Para Wedson Pipoca, zagueiro que estava no Rio Branco quando o time alvinegro maltratou o Espírito Santo por 14 a 2, no Sumaré, em Cachoeiro, em 2010, o Espírito Santo dificilmente levará outra goleada assim. Pipoca jogou o primeiro turno do atual Campeonato Capixaba pelo Espírito Santo, mas deixou o clube e acertou com o GEL, time da Série B estadual. Ainda assim, crê que o clube vem evoluindo.
- O Espírito Santo é um clube novo e nada acontece da noite para o dia. O time aos poucos pode até crescer no estado. No jogo dos 14 a 2, eles tinham jogadores amadores, pois não haviam conseguido inscrever seus atletas. Claro que um resultado elástico assim é estranho, mas nós, do Rio Branco, na época, fizemos nossa parte. Agora, preferi sair do time do Espírito Santo, porque tenho que buscar o melhor para mim. Achei que vir para o GEL era o certo. Mas acredito que o Espírito Santo nunca mais levará uma goleada daquelas.

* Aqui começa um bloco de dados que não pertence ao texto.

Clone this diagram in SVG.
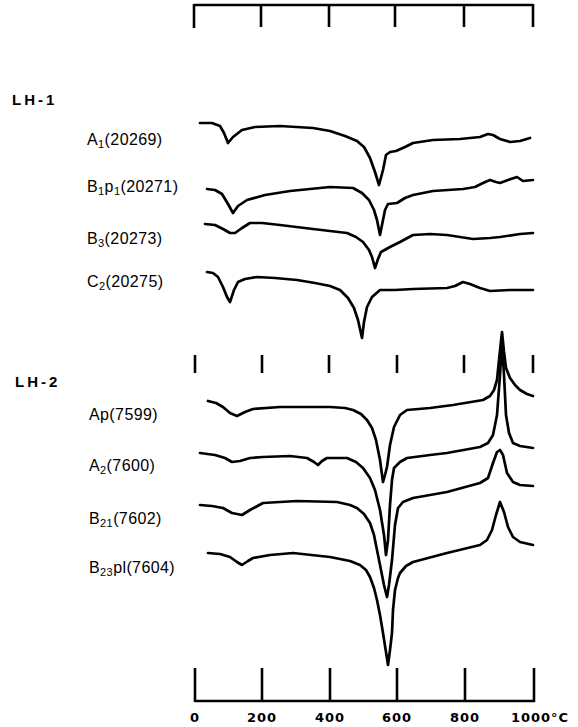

A derrota marcante foi destaque até num documentário de 29 minutos, lançado no mês passado em um cinema de Vitória. No filme, chamado "Espírito Santo Futebol Clube" e que tem um caráter bem-humorado, quase cômico, a curta trajetória do clube é resgatada por meio da saga do dirigente Cacá Stiebler para viabilizar seu time. Numa das cenas, o dirigente chega a desabafar diante da dificuldade de ser atendido pelo poder público de Anchieta: "No ano passado (2010) o prefeito nos recebeu por ficarmos na mídia após os 14 a 2. Nessa situação, sofrer a goleada foi bom. Para a história do clube foi uma m... Será que vamos ter que tomar de 14 mais uma vez?"
As dificuldades em conseguir patrocínios junto à Prefeitura de Anchieta e a tentativa de manter vivo o projeto do Espírito Santo em meio aos fracassos em campo dão o tom do filme. Mas o que é retratado na narrativa, de algum modo, também é a capacidade de sonhar. Um sonho que, por vezes, ganha ares de pesadelo, mas que seu presidente não pretende abandonar.
- Não vou desistir nunca. Não abro mão de ver o nosso solzinho brilhando - avisou Cacá.